The problem is that knowing all of this doesn't address their actual barriers: insufficient training, unclear role implications, no psychological safety for admitting confusion, metrics that penalise the learning curve, and tools that don't fit their workflow.

What Actually Works

Enable Middle Managers First

Before launching AI to the workforce, equip middle managers with:
  • Hands-on AI experience (not presentations, actual use)
  • Honest answers about role implications
  • Adjusted metrics that account for the adoption learning curve
  • Authority to adapt the AI rollout to their team's context
Middle managers who understand and believe in the AI tool can bridge the gap. Those who are simply relaying executive enthusiasm cannot.

Remove Barriers Before Adding Motivation

Audit the actual barriers to adoption:
  • Is the tool integrated into existing workflows or bolted on as an extra step?
  • Does the training match the team's actual skill level?
  • Are metrics adjusted for the learning curve?
  • Is there a safe way to report problems with the AI tool?
  • Do people know specifically how their role will change?
Address these before adding another communication campaign.

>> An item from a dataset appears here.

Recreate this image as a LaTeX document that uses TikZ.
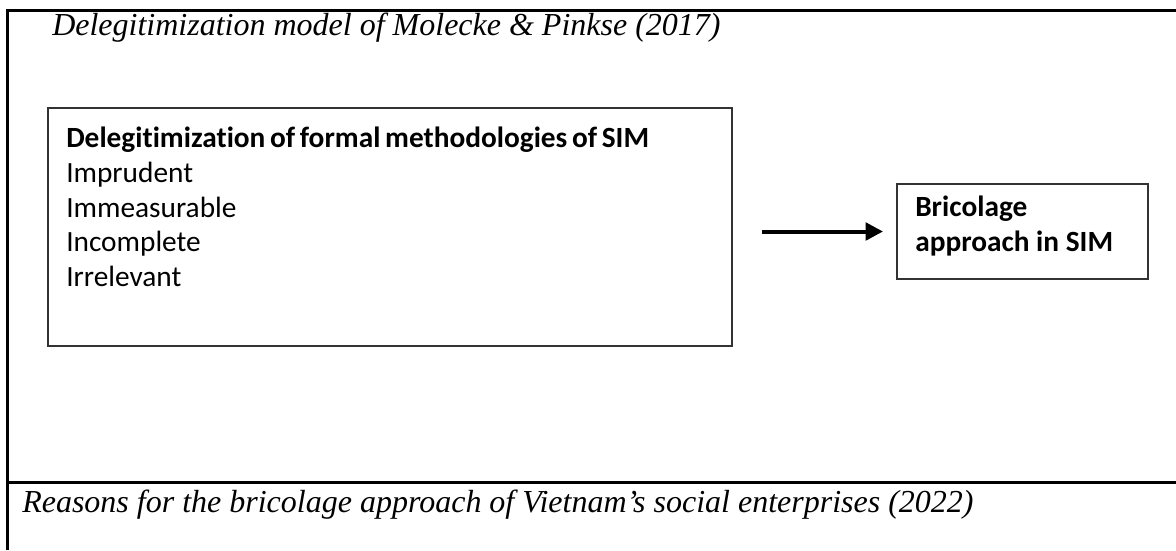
\documentclass[tikz,border=0pt]{standalone}
\usepackage{fontspec}
\setmainfont{Liberation Serif}
\newfontfamily\calibri[Ligatures=NoCommon]{Carlito}
\usetikzlibrary{arrows.meta,positioning}

\tikzset{
  frame/.style={draw=black!80, line width=1.5pt, inner sep=0pt},
  caption/.style={font=\fontsize{24}{29}\selectfont\itshape, inner sep=0pt},
  body/.style={font=\fontsize{22}{26}\selectfont\calibri, align=left, inner sep=0pt}
}

\begin{document}
\begin{tikzpicture}[x=0.75pt, y=-0.75pt]
  \useasboundingbox (0,0) rectangle (1176,550);
  % table rules
  \draw[line width=2.25pt] (1176,10) -- (7,10) -- (7,550);
  \draw[line width=2.25pt] (7,482) -- (1176,482);
  % captions
  \node[caption, anchor=base west] (toptitle) at (52,35)
    {Delegitimization model of Molecke \& Pinkse (2017)};
  \node[caption, anchor=base west] (bottitle) at (22,512)
    {Reasons for the bricolage approach of Vietnam’s social enterprises (2022)};
  % boxes
  \node[frame, anchor=north west, minimum width=513pt, minimum height=178.5pt]
    (delbox) at (47,107) {};
  \node[body, anchor=north west] (dellist) at (66,127)
    {{\bfseries\spaceskip=0.16em plus 0.05em\relax
      Delegitimization of formal methodologies of SIM}\\
     Imprudent\\ Immeasurable\\ Incomplete\\ Irrelevant};
  \node[frame, anchor=north west, minimum width=188.25pt, minimum height=71.25pt]
    (bric) at (896,183) {};
  \node[body, font=\fontsize{22}{26}\selectfont\calibri\bfseries, anchor=north west]
    (brictext) at (915,196) {Bricolage\\ approach in SIM};
  \draw[-{Triangle[length=13pt,width=13pt]}, line width=3pt,
        shorten <=21.75pt, shorten >=9.75pt] (delbox.east |- bric.west) -- (bric.west);
\end{tikzpicture}
\end{document}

Measure Adoption at the Team Level

Organisation-wide adoption numbers hide variation. One team at 80% adoption and nine teams at 8% looks like 15% average. Understanding which teams adopt and which don't, and why, reveals the specific barriers rather than the aggregate number.

Create Feedback Loops That Reach the CEO

The CEO needs unfiltered information about what adoption actually looks like. Not the dashboard summary, not the project manager's optimistic update. Direct exposure to frontline experience, structured listening, and honest assessment of what's working and what isn't.

CEO championship of AI is necessary but not sufficient. The organisations that achieve genuine adoption are the ones that bridge the experience gap with structural support, not just enthusiasm. Champion the vision, but engineer the adoption.